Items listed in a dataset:

[BEGIN]

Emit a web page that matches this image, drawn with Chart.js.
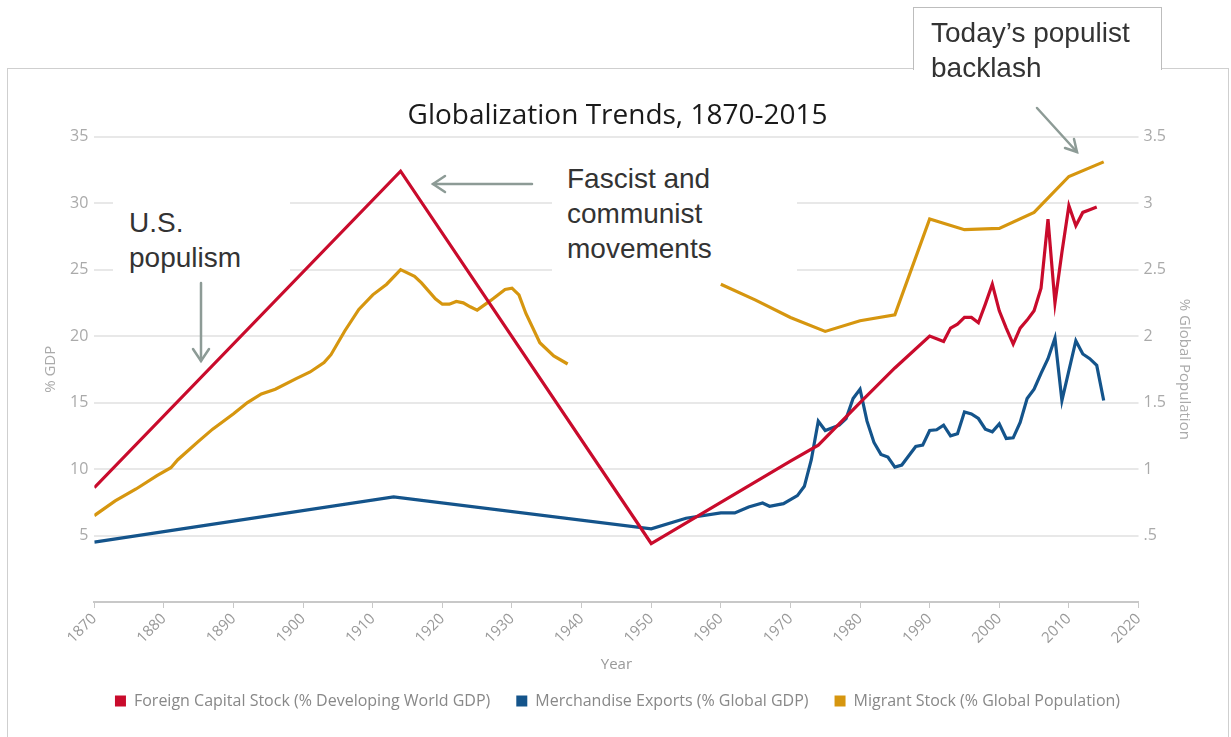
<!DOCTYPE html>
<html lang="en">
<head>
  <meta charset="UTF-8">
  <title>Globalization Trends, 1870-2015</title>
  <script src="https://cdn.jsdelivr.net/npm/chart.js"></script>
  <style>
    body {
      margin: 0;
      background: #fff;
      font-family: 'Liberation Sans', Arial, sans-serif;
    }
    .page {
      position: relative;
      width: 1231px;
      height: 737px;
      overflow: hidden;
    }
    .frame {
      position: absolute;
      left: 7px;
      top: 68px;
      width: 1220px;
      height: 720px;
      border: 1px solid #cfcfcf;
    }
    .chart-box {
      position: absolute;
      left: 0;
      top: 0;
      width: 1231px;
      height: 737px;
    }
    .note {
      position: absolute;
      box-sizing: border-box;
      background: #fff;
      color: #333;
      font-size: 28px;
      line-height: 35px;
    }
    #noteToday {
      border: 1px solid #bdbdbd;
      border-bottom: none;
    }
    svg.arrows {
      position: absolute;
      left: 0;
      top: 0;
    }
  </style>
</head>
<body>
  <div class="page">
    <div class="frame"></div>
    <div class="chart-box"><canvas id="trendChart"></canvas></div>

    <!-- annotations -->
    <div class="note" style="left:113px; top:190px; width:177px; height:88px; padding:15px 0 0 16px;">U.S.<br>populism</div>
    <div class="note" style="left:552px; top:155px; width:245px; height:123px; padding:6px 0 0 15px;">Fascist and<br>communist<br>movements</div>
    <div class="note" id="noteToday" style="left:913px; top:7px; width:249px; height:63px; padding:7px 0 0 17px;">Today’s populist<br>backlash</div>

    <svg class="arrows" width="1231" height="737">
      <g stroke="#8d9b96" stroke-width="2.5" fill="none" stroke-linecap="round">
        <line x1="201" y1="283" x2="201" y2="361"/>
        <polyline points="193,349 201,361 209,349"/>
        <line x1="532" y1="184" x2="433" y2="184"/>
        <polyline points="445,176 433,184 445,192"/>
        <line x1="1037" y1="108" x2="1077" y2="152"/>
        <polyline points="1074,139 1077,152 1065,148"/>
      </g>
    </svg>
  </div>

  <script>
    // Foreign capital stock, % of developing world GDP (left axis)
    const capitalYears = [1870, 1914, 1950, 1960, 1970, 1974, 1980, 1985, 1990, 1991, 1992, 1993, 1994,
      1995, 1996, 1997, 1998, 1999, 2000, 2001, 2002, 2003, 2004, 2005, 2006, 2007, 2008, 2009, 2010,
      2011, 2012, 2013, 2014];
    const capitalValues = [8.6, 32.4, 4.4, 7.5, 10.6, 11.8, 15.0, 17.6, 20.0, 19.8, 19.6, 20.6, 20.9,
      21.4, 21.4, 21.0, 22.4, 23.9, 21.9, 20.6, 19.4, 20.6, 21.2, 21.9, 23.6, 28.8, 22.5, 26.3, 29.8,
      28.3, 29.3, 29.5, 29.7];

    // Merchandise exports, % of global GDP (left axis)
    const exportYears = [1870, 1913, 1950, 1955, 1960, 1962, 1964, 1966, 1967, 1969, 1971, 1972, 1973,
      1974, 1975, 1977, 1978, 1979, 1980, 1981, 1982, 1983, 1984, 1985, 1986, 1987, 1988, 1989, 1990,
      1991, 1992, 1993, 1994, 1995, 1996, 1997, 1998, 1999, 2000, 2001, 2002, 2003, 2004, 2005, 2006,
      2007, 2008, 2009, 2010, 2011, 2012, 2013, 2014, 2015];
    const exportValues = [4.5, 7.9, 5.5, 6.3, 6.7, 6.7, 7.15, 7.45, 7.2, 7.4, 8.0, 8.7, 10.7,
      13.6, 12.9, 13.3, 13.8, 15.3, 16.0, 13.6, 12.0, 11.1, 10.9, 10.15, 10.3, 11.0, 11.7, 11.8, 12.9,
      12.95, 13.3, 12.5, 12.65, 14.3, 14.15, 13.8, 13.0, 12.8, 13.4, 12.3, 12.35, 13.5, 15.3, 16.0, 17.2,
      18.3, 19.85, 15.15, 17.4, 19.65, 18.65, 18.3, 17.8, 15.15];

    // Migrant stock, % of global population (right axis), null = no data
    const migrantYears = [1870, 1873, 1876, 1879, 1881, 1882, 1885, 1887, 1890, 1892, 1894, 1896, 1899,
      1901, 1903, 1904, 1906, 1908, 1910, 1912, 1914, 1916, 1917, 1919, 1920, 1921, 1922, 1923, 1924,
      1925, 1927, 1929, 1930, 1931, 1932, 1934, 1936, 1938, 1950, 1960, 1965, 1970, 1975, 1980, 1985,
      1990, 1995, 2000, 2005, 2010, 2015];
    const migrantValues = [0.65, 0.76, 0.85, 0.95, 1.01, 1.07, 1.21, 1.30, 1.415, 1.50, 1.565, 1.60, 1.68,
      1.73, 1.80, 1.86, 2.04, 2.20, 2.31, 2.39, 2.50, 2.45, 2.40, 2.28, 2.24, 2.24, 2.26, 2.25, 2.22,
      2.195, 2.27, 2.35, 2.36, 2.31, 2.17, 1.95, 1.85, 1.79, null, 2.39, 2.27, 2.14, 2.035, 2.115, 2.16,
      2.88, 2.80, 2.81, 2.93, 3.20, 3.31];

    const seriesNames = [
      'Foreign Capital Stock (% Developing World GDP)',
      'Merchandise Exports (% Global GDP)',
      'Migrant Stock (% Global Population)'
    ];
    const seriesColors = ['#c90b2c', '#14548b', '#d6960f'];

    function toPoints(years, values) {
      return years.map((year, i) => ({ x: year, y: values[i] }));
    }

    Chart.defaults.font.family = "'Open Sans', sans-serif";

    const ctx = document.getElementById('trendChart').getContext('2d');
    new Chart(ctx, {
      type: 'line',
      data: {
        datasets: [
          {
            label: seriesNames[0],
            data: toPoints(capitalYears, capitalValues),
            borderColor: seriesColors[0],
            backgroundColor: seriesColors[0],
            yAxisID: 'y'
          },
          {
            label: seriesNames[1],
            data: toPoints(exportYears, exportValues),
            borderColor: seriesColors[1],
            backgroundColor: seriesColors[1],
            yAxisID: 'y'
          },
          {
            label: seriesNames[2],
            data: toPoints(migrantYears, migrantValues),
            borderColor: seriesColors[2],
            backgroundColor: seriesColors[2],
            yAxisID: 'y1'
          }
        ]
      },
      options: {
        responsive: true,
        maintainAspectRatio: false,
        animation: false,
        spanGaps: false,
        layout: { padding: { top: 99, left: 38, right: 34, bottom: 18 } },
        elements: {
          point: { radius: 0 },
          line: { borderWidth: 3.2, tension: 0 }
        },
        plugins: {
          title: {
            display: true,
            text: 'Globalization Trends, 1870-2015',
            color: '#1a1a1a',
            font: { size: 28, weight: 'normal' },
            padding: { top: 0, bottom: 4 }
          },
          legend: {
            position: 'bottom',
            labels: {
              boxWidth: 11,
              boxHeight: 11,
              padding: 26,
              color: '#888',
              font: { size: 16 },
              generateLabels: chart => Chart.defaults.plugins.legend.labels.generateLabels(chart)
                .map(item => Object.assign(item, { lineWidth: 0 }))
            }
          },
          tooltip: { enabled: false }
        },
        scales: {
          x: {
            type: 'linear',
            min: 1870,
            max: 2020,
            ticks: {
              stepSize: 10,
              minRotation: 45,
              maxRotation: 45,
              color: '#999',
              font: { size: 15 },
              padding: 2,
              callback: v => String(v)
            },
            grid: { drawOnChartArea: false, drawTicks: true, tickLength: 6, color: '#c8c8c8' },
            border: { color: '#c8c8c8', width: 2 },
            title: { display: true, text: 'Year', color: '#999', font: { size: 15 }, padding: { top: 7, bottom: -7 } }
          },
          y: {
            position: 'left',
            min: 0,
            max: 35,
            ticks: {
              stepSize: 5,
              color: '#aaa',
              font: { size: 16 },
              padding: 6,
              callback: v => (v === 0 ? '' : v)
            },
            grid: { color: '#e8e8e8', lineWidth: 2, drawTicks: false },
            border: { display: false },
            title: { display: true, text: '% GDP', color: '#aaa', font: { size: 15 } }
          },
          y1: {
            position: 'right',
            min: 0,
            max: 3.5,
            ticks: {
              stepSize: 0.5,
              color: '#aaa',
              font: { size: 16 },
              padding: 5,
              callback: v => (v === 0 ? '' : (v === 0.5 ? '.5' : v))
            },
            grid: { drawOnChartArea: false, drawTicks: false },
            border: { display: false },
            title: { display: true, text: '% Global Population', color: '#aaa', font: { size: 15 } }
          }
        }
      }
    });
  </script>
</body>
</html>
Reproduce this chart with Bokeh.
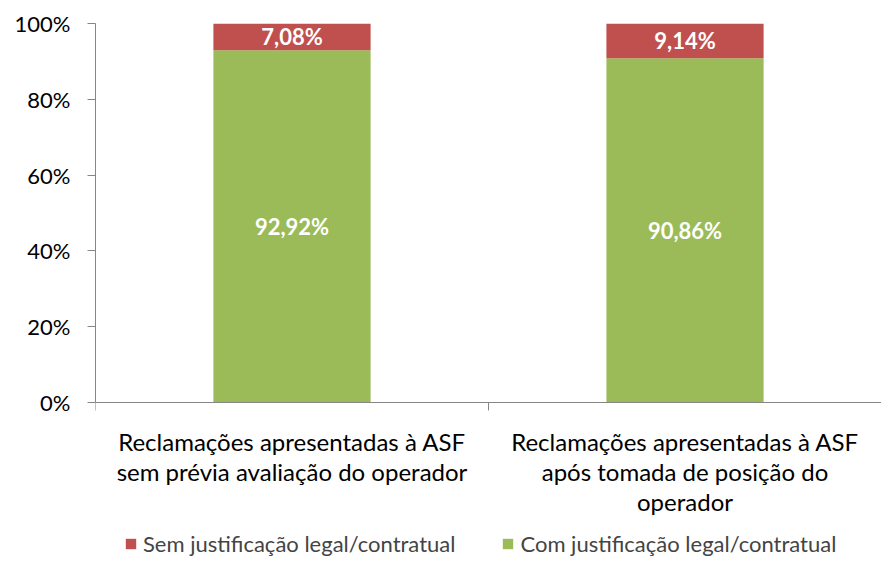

[END]

* **EXERCISE DIRECTIONS**
Leave out the pictures and repeat the lines from the start of the material through the line with "top:7px; width:249px; height:63px;", inclusive.

* **RESULT FOR THIS TASK**
Emit a web page that matches this image, drawn with Chart.js.
<!DOCTYPE html>
<html lang="en">
<head>
  <meta charset="UTF-8">
  <title>Globalization Trends, 1870-2015</title>
  <script src="https://cdn.jsdelivr.net/npm/chart.js"></script>
  <style>
    body {
      margin: 0;
      background: #fff;
      font-family: 'Liberation Sans', Arial, sans-serif;
    }
    .page {
      position: relative;
      width: 1231px;
      height: 737px;
      overflow: hidden;
    }
    .frame {
      position: absolute;
      left: 7px;
      top: 68px;
      width: 1220px;
      height: 720px;
      border: 1px solid #cfcfcf;
    }
    .chart-box {
      position: absolute;
      left: 0;
      top: 0;
      width: 1231px;
      height: 737px;
    }
    .note {
      position: absolute;
      box-sizing: border-box;
      background: #fff;
      color: #333;
      font-size: 28px;
      line-height: 35px;
    }
    #noteToday {
      border: 1px solid #bdbdbd;
      border-bottom: none;
    }
    svg.arrows {
      position: absolute;
      left: 0;
      top: 0;
    }
  </style>
</head>
<body>
  <div class="page">
    <div class="frame"></div>
    <div class="chart-box"><canvas id="trendChart"></canvas></div>

    <!-- annotations -->
    <div class="note" style="left:113px; top:190px; width:177px; height:88px; padding:15px 0 0 16px;">U.S.<br>populism</div>
    <div class="note" style="left:552px; top:155px; width:245px; height:123px; padding:6px 0 0 15px;">Fascist and<br>communist<br>movements</div>
    <div class="note" id="noteToday" style="left:913px; top:7px; width:249px; height:63px; padding:7px 0 0 17px;">Today’s populist<br>backlash</div>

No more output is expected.